Really, those are our 2 options? Either don't support IE, or use something from Google. Oddly enough, I've been getting by for years without doing either of those. Granted, my "real web apps" don't need canvas or SVG. The vast majority of mature Javascript libraries around have no problems supporting IE with the vast majority of their functionality, what's your excuse? I've been supporting tens of thousands of corporate (read IE) users who spend hours each day using large ajax applications that I've built. I've got an installation with over 70,000 users on it where about 1% of the front-end code is HTML, and the rest is Javascript and CSS. IE8 runs that application just fine.
"Our two-party system is like a bowl of shit looking at itself in a mirror." - Lewis Black
But as a web-dev, I can ignore Chrome-Frame [CF]... so right now I develop sites based on web-standards, and then I test and I typically add a bunch of IE conditional comments to deal with IE specific issues.
So no changes there.
The only reason I might want to add an meta X-UA-Compatible='chrome=1' (or whatever it is) is if I wanted to (a). allow IE users with CF installed a snappier browsing experience, or (b). I wanted to make use of features that only exist in modern browsers such as canvas or SVG or something.

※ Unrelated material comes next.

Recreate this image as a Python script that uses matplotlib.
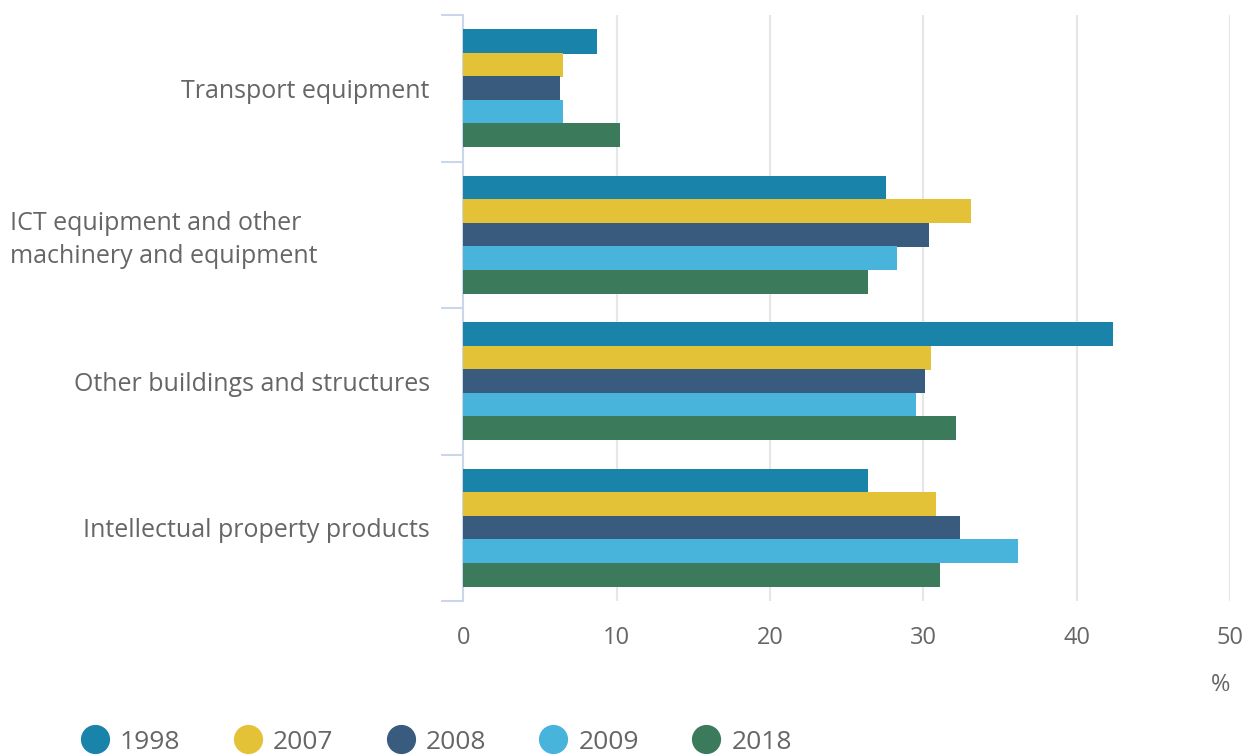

It's clear that Googles intent here is (b) in the above list, since they're the ones really pushing the limits of what is possible using currently available web-standards.... and by that, I mean what is possible with IE since IE is still the browser with market share.
So.... from a web developers perspective, I can do nothing at all, and this doesn't affect me, or I can think about it a bit, continue building as I do, but add an X-UA-Compatible response-header/meta. I really really ain't that difficult IMHO!!
Just to recap on Google's motivation here; it *isn't* about killing off IE6/7 (like most people seemed to think), but is about *all* versions of IE since not even IE8 supports bleeding edge functionality. All versions of IE are hindering the Google vision of web apps (think Google Wave here in particular), although Google Docs is kind of key here too.
I think Google are preempting MS's response to Google web apps; in order for MS to transition MS Office to Office Web-apps (or whatever they're calling it), it seems entirely likely they'll push Silverlight. Sooooo, without Chrome-Frame, Google would have no answer to this, and darkness would once again descend upon the web!! [I _might_ be being overly dramatic!]
Since it's relevant, I imagine that Win7 will ship with Silverlight installed and I imagine it will run regardless of which browser the user chooses. So hopefully, you can see the problem!